* Collected material *
----
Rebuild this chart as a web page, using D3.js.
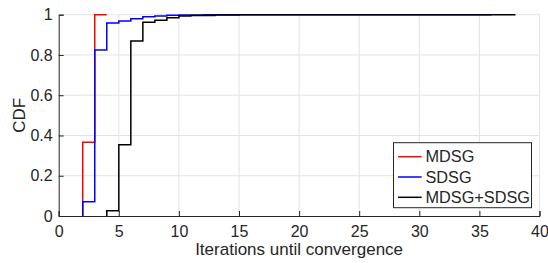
<!DOCTYPE html>
<html>
<head>
<meta charset="utf-8">
<script src="https://cdn.jsdelivr.net/npm/d3@7"></script>
<style>
  body { margin: 0; background: #fff; }
  svg text { font-family: "Liberation Sans", Arial, sans-serif; fill: #262626; }
</style>
</head>
<body>
<div id="chart"></div>
<script>
const width = 548;
const height = 263;
const margin = {top: 14.7, right: 8.5, bottom: 47, left: 58.7};

// step positions (iterations) and the CDF value reached at each step
const mdsgX = [2, 3];
const mdsgY = [0.366, 1];
const mdsgEnd = 4;

const sdsgX = [2, 3, 4, 5, 6, 7, 8, 9, 10, 12];
const sdsgY = [0.071, 0.825, 0.959, 0.969, 0.98, 0.99, 0.994, 0.997, 0.999, 1];
const sdsgEnd = 36;

const bothX = [4, 5, 6, 7, 8, 9, 10, 11, 13, 15];
const bothY = [0.026, 0.354, 0.869, 0.963, 0.973, 0.985, 0.993, 0.996, 0.998, 1];
const bothEnd = 38;

const xTicks = [0, 5, 10, 15, 20, 25, 30, 35, 40];
const yTicks = [0, 0.2, 0.4, 0.6, 0.8, 1];

const series = [
  {name: "MDSG", xs: mdsgX, ys: mdsgY, end: mdsgEnd, color: "#ff0000"},
  {name: "SDSG", xs: sdsgX, ys: sdsgY, end: sdsgEnd, color: "#0000ff"},
  {name: "MDSG+SDSG", xs: bothX, ys: bothY, end: bothEnd, color: "#000000"}
];

const svg = d3.select("#chart")
    .append("svg")
    .attr("width", width)
    .attr("height", height);

const x = d3.scaleLinear().domain([0, 40]).range([margin.left, width - margin.right]);
const y = d3.scaleLinear().domain([0, 1]).range([height - margin.bottom, margin.top]);

// grid
svg.append("g").selectAll("line").data(xTicks.slice(1))
    .join("line")
    .attr("x1", d => x(d)).attr("x2", d => x(d))
    .attr("y1", y(0)).attr("y2", y(1))
    .attr("stroke", "#e3e3e3");
svg.append("g").selectAll("line").data(yTicks.slice(1))
    .join("line")
    .attr("x1", x(0)).attr("x2", x(40))
    .attr("y1", d => y(d)).attr("y2", d => y(d))
    .attr("stroke", "#e3e3e3");

// axes with inward ticks
const xAxis = svg.append("g")
    .attr("transform", `translate(0,${y(0)})`)
    .call(d3.axisBottom(x).tickValues(xTicks).tickSize(-5).tickPadding(10).tickFormat(d3.format("d")));
const yAxis = svg.append("g")
    .attr("transform", `translate(${x(0)},0)`)
    .call(d3.axisLeft(y).tickValues(yTicks).tickSize(-5).tickPadding(6).tickFormat(d => d === 0 || d === 1 ? d : d3.format(".1f")(d)));

[xAxis, yAxis].forEach(a => {
  a.select(".domain").attr("stroke", "#262626").attr("stroke-width", 1);
  a.selectAll(".tick line").attr("stroke", "#262626");
  a.selectAll(".tick text").attr("font-size", 16).attr("fill", "#262626")
      .attr("font-family", "Liberation Sans, Arial, sans-serif");
});

// stair lines
const stairPoints = s => {
  let pts = [[s.xs[0], 0]];
  s.xs.forEach((v, i) => {
    if (i > 0) pts.push([v, s.ys[i - 1]]);
    pts.push([v, s.ys[i]]);
  });
  pts.push([s.end, s.ys[s.ys.length - 1]]);
  return pts;
};

const line = d3.line().x(d => x(d[0])).y(d => y(d[1]));

svg.append("g").selectAll("path").data(series)
    .join("path")
    .attr("d", d => line(stairPoints(d)))
    .attr("fill", "none")
    .attr("stroke", d => d.color)
    .attr("stroke-width", 1.5);

// labels
svg.append("text")
    .attr("x", (x(0) + x(40)) / 2)
    .attr("y", 254.5)
    .attr("text-anchor", "middle")
    .attr("font-size", 17)
    .text("Iterations until convergence");

svg.append("text")
    .attr("transform", `translate(25,${(y(0) + y(1)) / 2}) rotate(-90)`)
    .attr("text-anchor", "middle")
    .attr("font-size", 17)
    .text("CDF");

// legend
const legend = svg.append("g");
legend.append("rect")
    .attr("x", 393.5).attr("y", 142.7)
    .attr("width", 138).attr("height", 65)
    .attr("fill", "#fff")
    .attr("stroke", "#262626");

const rows = legend.selectAll("g.row").data(series)
    .join("g")
    .attr("class", "row")
    .attr("transform", (d, i) => `translate(0,${156.7 + i * 20.3})`);
rows.append("line")
    .attr("x1", 398).attr("x2", 421.7)
    .attr("stroke", d => d.color)
    .attr("stroke-width", 1.5);
rows.append("text")
    .attr("x", 425.5)
    .attr("dy", "0.35em")
    .attr("font-size", 16.3)
    .text(d => d.name);
</script>
</body>
</html>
----
* Exercise instructions *
Restate the data above word for word. Do not include the images.

* Result for this task *
Rebuild this chart as a web page, using D3.js.
<!DOCTYPE html>
<html>
<head>
<meta charset="utf-8">
<script src="https://cdn.jsdelivr.net/npm/d3@7"></script>
<style>
  body { margin: 0; background: #fff; }
  svg text { font-family: "Liberation Sans", Arial, sans-serif; fill: #262626; }
</style>
</head>
<body>
<div id="chart"></div>
<script>
const width = 548;
const height = 263;
const margin = {top: 14.7, right: 8.5, bottom: 47, left: 58.7};

// step positions (iterations) and the CDF value reached at each step
const mdsgX = [2, 3];
const mdsgY = [0.366, 1];
const mdsgEnd = 4;

const sdsgX = [2, 3, 4, 5, 6, 7, 8, 9, 10, 12];
const sdsgY = [0.071, 0.825, 0.959, 0.969, 0.98, 0.99, 0.994, 0.997, 0.999, 1];
const sdsgEnd = 36;

const bothX = [4, 5, 6, 7, 8, 9, 10, 11, 13, 15];
const bothY = [0.026, 0.354, 0.869, 0.963, 0.973, 0.985, 0.993, 0.996, 0.998, 1];
const bothEnd = 38;

const xTicks = [0, 5, 10, 15, 20, 25, 30, 35, 40];
const yTicks = [0, 0.2, 0.4, 0.6, 0.8, 1];

const series = [
  {name: "MDSG", xs: mdsgX, ys: mdsgY, end: mdsgEnd, color: "#ff0000"},
  {name: "SDSG", xs: sdsgX, ys: sdsgY, end: sdsgEnd, color: "#0000ff"},
  {name: "MDSG+SDSG", xs: bothX, ys: bothY, end: bothEnd, color: "#000000"}
];

const svg = d3.select("#chart")
    .append("svg")
    .attr("width", width)
    .attr("height", height);

const x = d3.scaleLinear().domain([0, 40]).range([margin.left, width - margin.right]);
const y = d3.scaleLinear().domain([0, 1]).range([height - margin.bottom, margin.top]);

// grid
svg.append("g").selectAll("line").data(xTicks.slice(1))
    .join("line")
    .attr("x1", d => x(d)).attr("x2", d => x(d))
    .attr("y1", y(0)).attr("y2", y(1))
    .attr("stroke", "#e3e3e3");
svg.append("g").selectAll("line").data(yTicks.slice(1))
    .join("line")
    .attr("x1", x(0)).attr("x2", x(40))
    .attr("y1", d => y(d)).attr("y2", d => y(d))
    .attr("stroke", "#e3e3e3");

// axes with inward ticks
const xAxis = svg.append("g")
    .attr("transform", `translate(0,${y(0)})`)
    .call(d3.axisBottom(x).tickValues(xTicks).tickSize(-5).tickPadding(10).tickFormat(d3.format("d")));
const yAxis = svg.append("g")
    .attr("transform", `translate(${x(0)},0)`)
    .call(d3.axisLeft(y).tickValues(yTicks).tickSize(-5).tickPadding(6).tickFormat(d => d === 0 || d === 1 ? d : d3.format(".1f")(d)));

[xAxis, yAxis].forEach(a => {
  a.select(".domain").attr("stroke", "#262626").attr("stroke-width", 1);
  a.selectAll(".tick line").attr("stroke", "#262626");
  a.selectAll(".tick text").attr("font-size", 16).attr("fill", "#262626")
      .attr("font-family", "Liberation Sans, Arial, sans-serif");
});

// stair lines
const stairPoints = s => {
  let pts = [[s.xs[0], 0]];
  s.xs.forEach((v, i) => {
    if (i > 0) pts.push([v, s.ys[i - 1]]);
    pts.push([v, s.ys[i]]);
  });
  pts.push([s.end, s.ys[s.ys.length - 1]]);
  return pts;
};

const line = d3.line().x(d => x(d[0])).y(d => y(d[1]));

svg.append("g").selectAll("path").data(series)
    .join("path")
    .attr("d", d => line(stairPoints(d)))
    .attr("fill", "none")
    .attr("stroke", d => d.color)
    .attr("stroke-width", 1.5);

// labels
svg.append("text")
    .attr("x", (x(0) + x(40)) / 2)
    .attr("y", 254.5)
    .attr("text-anchor", "middle")
    .attr("font-size", 17)
    .text("Iterations until convergence");

svg.append("text")
    .attr("transform", `translate(25,${(y(0) + y(1)) / 2}) rotate(-90)`)
    .attr("text-anchor", "middle")
    .attr("font-size", 17)
    .text("CDF");

// legend
const legend = svg.append("g");
legend.append("rect")
    .attr("x", 393.5).attr("y", 142.7)
    .attr("width", 138).attr("height", 65)
    .attr("fill", "#fff")
    .attr("stroke", "#262626");

const rows = legend.selectAll("g.row").data(series)
    .join("g")
    .attr("class", "row")
    .attr("transform", (d, i) => `translate(0,${156.7 + i * 20.3})`);
rows.append("line")
    .attr("x1", 398).attr("x2", 421.7)
    .attr("stroke", d => d.color)
    .attr("stroke-width", 1.5);
rows.append("text")
    .attr("x", 425.5)
    .attr("dy", "0.35em")
    .attr("font-size", 16.3)
    .text(d => d.name);
</script>
</body>
</html>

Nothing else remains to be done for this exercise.